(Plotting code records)
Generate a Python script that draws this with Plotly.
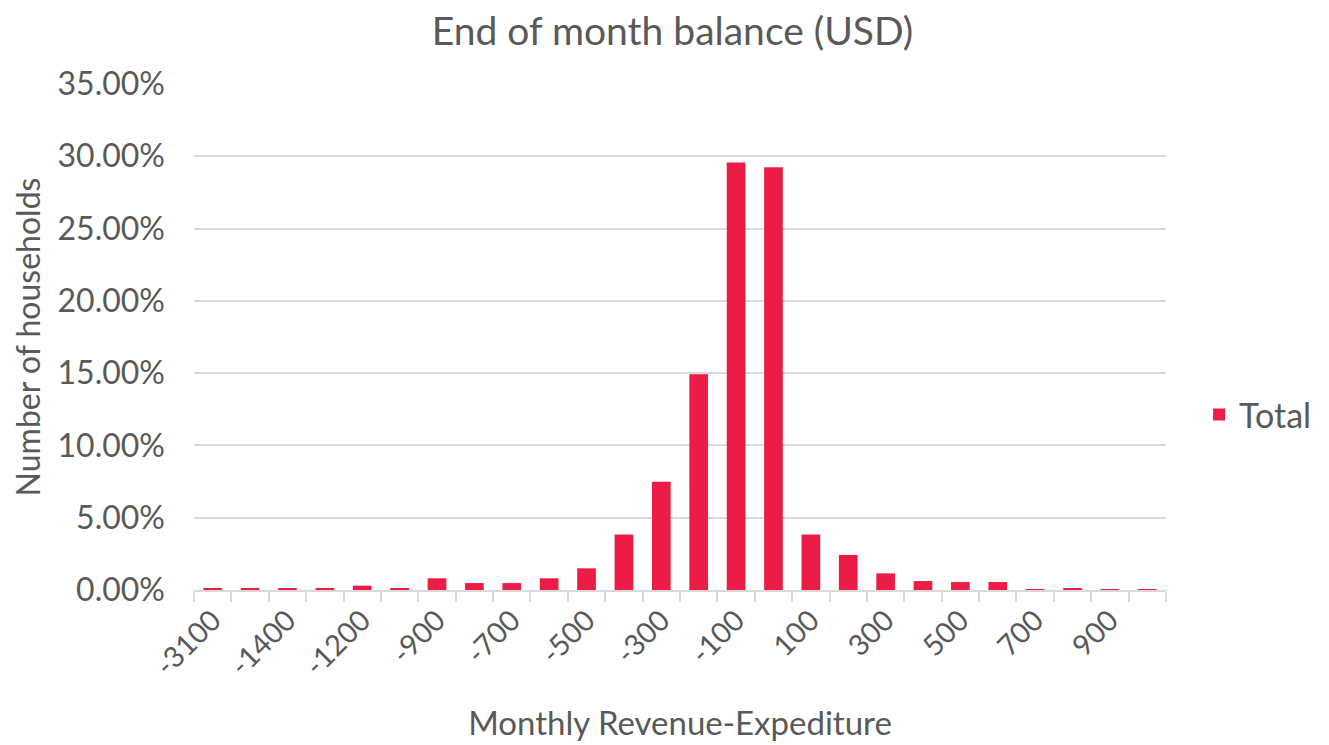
import plotly.graph_objects as go

categories = ["-3100", "-1500", "-1400", "-1300", "-1200", "-1000", "-900", "-800",
              "-700", "-600", "-500", "-400", "-300", "-200", "-100", "0",
              "100", "200", "300", "400", "500", "600", "700", "800", "900", "1000"]
share_pct = [0.07, 0.07, 0.07, 0.07, 0.30, 0.12, 0.81, 0.48,
             0.48, 0.81, 1.50, 3.84, 7.48, 14.92, 29.57, 29.25,
             3.84, 2.42, 1.15, 0.62, 0.55, 0.55, 0.06, 0.14, 0.06, 0.06]
values = [v / 100 for v in share_pct]
tick_text = [c if i % 2 == 0 else "" for i, c in enumerate(categories)]

FONT = "Lato"
GREY = "#595959"
GRID = "#d9d9d9"

fig = go.Figure()
fig.add_trace(go.Bar(
    x=categories, y=values, name="Total",
    marker=dict(color="#ED1C47", line=dict(width=0)),
    width=0.5,
))

fig.update_layout(
    width=1329, height=745,
    paper_bgcolor="white", plot_bgcolor="white",
    margin=dict(l=186, r=171, t=76, b=163, autoexpand=False),
    font=dict(family=FONT, color=GREY, size=32),
    title=dict(text="End of month balance (USD)", x=0.5, xanchor="center",
               y=0.969, yanchor="middle",
               font=dict(size=39, color=GREY, family=FONT)),
    showlegend=True,
    legend=dict(x=1.034, y=0.346, xanchor="left", yanchor="middle",
                font=dict(size=34, color=GREY, family=FONT), bgcolor="rgba(0,0,0,0)"),
    bargap=0.5,
)

fig.update_xaxes(
    type="category", categoryorder="array", categoryarray=categories,
    tickmode="array", tickvals=categories, ticktext=tick_text,
    tickson="boundaries", ticks="outside", ticklen=10, tickwidth=1.5, tickcolor=GRID,
    tickangle=-45, tickfont=dict(size=29, color=GREY, family=FONT),
    showline=True, linecolor=GRID, linewidth=1.5,
    showgrid=False, zeroline=False,
    title=dict(text="Monthly Revenue-Expediture", standoff=31,
               font=dict(size=33, color=GREY, family=FONT)),
    range=[-0.5, len(categories) - 0.5],
)

fig.update_yaxes(
    range=[0, 0.35], dtick=0.05, tick0=0, tickformat=".2%",
    showgrid=True, gridcolor=GRID, gridwidth=1.5,
    zeroline=False, showline=False, ticks="",
    ticklabelstandoff=28,
    tickfont=dict(size=32, color=GREY, family=FONT),
    title=dict(text="Number of households", standoff=12,
               font=dict(size=32, color=GREY, family=FONT)),
)

fig.write_html("out.html")
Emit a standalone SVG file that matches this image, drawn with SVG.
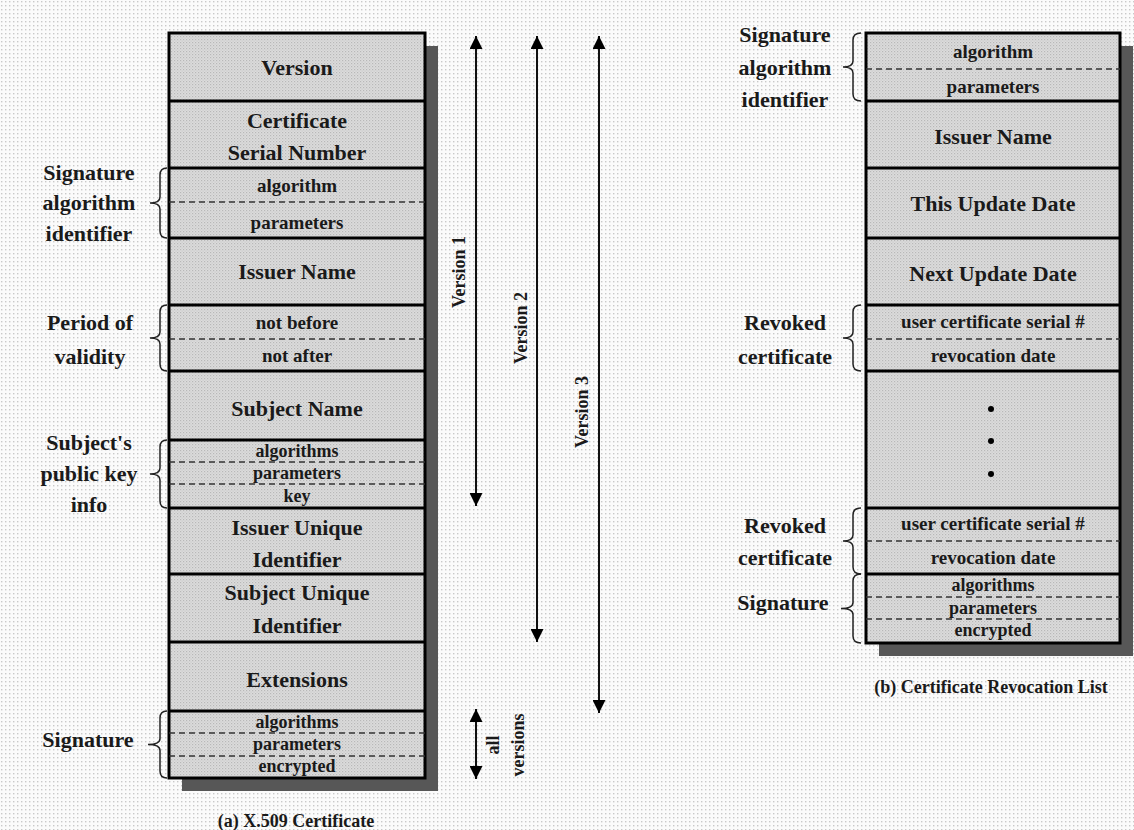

- **Given problem**
Your task is to transcribe all of the records precisely, with no images included.

- **Answer to this problem**
Generate a Python script that draws this with Plotly.
import plotly.graph_objects as go

categories = ["-3100", "-1500", "-1400", "-1300", "-1200", "-1000", "-900", "-800",
              "-700", "-600", "-500", "-400", "-300", "-200", "-100", "0",
              "100", "200", "300", "400", "500", "600", "700", "800", "900", "1000"]
share_pct = [0.07, 0.07, 0.07, 0.07, 0.30, 0.12, 0.81, 0.48,
             0.48, 0.81, 1.50, 3.84, 7.48, 14.92, 29.57, 29.25,
             3.84, 2.42, 1.15, 0.62, 0.55, 0.55, 0.06, 0.14, 0.06, 0.06]
values = [v / 100 for v in share_pct]
tick_text = [c if i % 2 == 0 else "" for i, c in enumerate(categories)]

FONT = "Lato"
GREY = "#595959"
GRID = "#d9d9d9"

fig = go.Figure()
fig.add_trace(go.Bar(
    x=categories, y=values, name="Total",
    marker=dict(color="#ED1C47", line=dict(width=0)),
    width=0.5,
))

fig.update_layout(
    width=1329, height=745,
    paper_bgcolor="white", plot_bgcolor="white",
    margin=dict(l=186, r=171, t=76, b=163, autoexpand=False),
    font=dict(family=FONT, color=GREY, size=32),
    title=dict(text="End of month balance (USD)", x=0.5, xanchor="center",
               y=0.969, yanchor="middle",
               font=dict(size=39, color=GREY, family=FONT)),
    showlegend=True,
    legend=dict(x=1.034, y=0.346, xanchor="left", yanchor="middle",
                font=dict(size=34, color=GREY, family=FONT), bgcolor="rgba(0,0,0,0)"),
    bargap=0.5,
)

fig.update_xaxes(
    type="category", categoryorder="array", categoryarray=categories,
    tickmode="array", tickvals=categories, ticktext=tick_text,
    tickson="boundaries", ticks="outside", ticklen=10, tickwidth=1.5, tickcolor=GRID,
    tickangle=-45, tickfont=dict(size=29, color=GREY, family=FONT),
    showline=True, linecolor=GRID, linewidth=1.5,
    showgrid=False, zeroline=False,
    title=dict(text="Monthly Revenue-Expediture", standoff=31,
               font=dict(size=33, color=GREY, family=FONT)),
    range=[-0.5, len(categories) - 0.5],
)

fig.update_yaxes(
    range=[0, 0.35], dtick=0.05, tick0=0, tickformat=".2%",
    showgrid=True, gridcolor=GRID, gridwidth=1.5,
    zeroline=False, showline=False, ticks="",
    ticklabelstandoff=28,
    tickfont=dict(size=32, color=GREY, family=FONT),
    title=dict(text="Number of households", standoff=12,
               font=dict(size=32, color=GREY, family=FONT)),
)

fig.write_html("out.html")
Emit a standalone SVG file that matches this image, drawn with SVG.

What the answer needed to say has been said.